И тут я хватаюсь, как за спасение, за заголовок своей статьи. В самом деле, — спросите вы, — почему «Введение в Интернет»?

Это удивительная история, о которой осмелюсь сказать, только предполагая, почему он так поступил.

Кто поступил? Рембрандт, что ли?

Нет, Анатолий Васильевич Вержбицкий.

Есть в Интернете Библиотека Максима Мошкова. Совсем молодым человеком, он стал собирать тексты книг с самого начала Рунета. Ему было и есть непросто. Его постоянные призывы к посетителям сайта: Ищу такую-то книгу! Буду признателен, если вы поможете...

Вы уже догадались? Нет?..

Вержбицкий отдал свою книгу «Творчество Рембрандта» Максиму Мошкову, в его библиотеку. А теперь, когда уже прошли годы, в Интернете есть много других адресов этой книги. Даже аудиовариант.

Помню, я сразу же позвонила в Москву Юрию Ивановичу Кочеткову и сказала, что книга Вержбицкого — в Интернете. Юрий Иванович молчал. И я молчала. Ну что говорить? Что человек написал труд, который охотно был бы издан, тем более тогда наступало 400-летие великого голландца, 2006 год? Это была бы книга в несколько томов, со многими иллюстрациями. Это могло бы быть роскошное подарочное издание. Но вы понимаете, оно было бы очень дорогим! Многие люди не смогли бы его купить!

С 2004 года книга «Творчество Рембрандта», скопированная из Интернета, хранится в моем компьютере. Я припадаю к ней. Да, вот лейденцы выбрали университет! О таких, как Рембрандт: Они дают много больше, чем берут. А вот «Ночной дозор»... Я перелистываю книгу Анатолия Васильевича с чувством благодарности. И, кажется, понимаю, что этот человек не смог бы жить спокойно, заработав на своем труде миллионы (не меньше!), зная, что книга о величии духа великого художника недоступна большинству его соотечественников.

Вот и всё о Рембрандте по Вержбицкому и о введении в Интернет. Теперь вы знаете, как найти книгу Анатолия Васильевича. У незрячих пользователей Интернета в компьютере есть брайлевская строка. Вержбицкий сделал так, что его книга оказалась доступной всем.
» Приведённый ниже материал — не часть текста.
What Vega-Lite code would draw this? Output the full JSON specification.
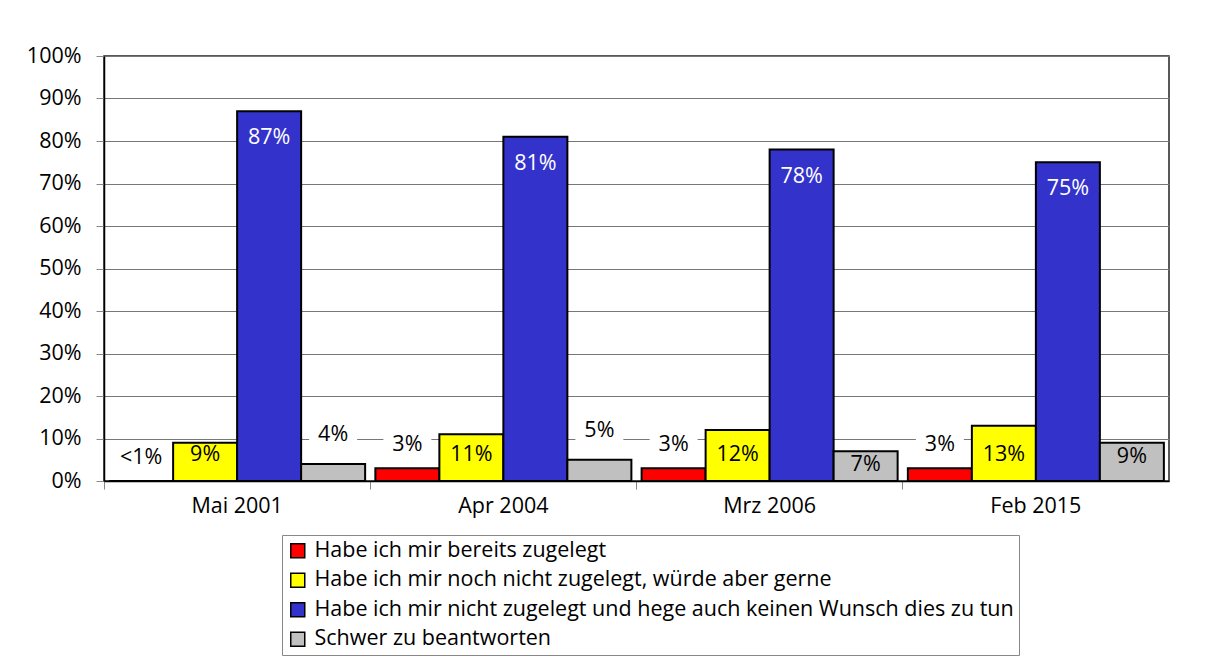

А знаете, я думаю, что так о Рембрандте мог написать только человек, который и не намеревался заработать какие-то страшные деньги. Ну что бы он на них купил? Как у «малых голландцев» — нечто перламутровое, что ли? А ТУДА ведь мы с собой ничего не унесем.

Лилия Александровна еще, должно быть, не знала, что книгу свою ее муж передаст в Интернет. Но есть у меня уверенность, что у нее возражений не было.

И еще. С Анатолием Васильевичем и Лилией Александровной Вержбицкими мы никогда не встречались.

А как будто знали друг друга. Их уже нет в живых, таких дорогих для меня людей.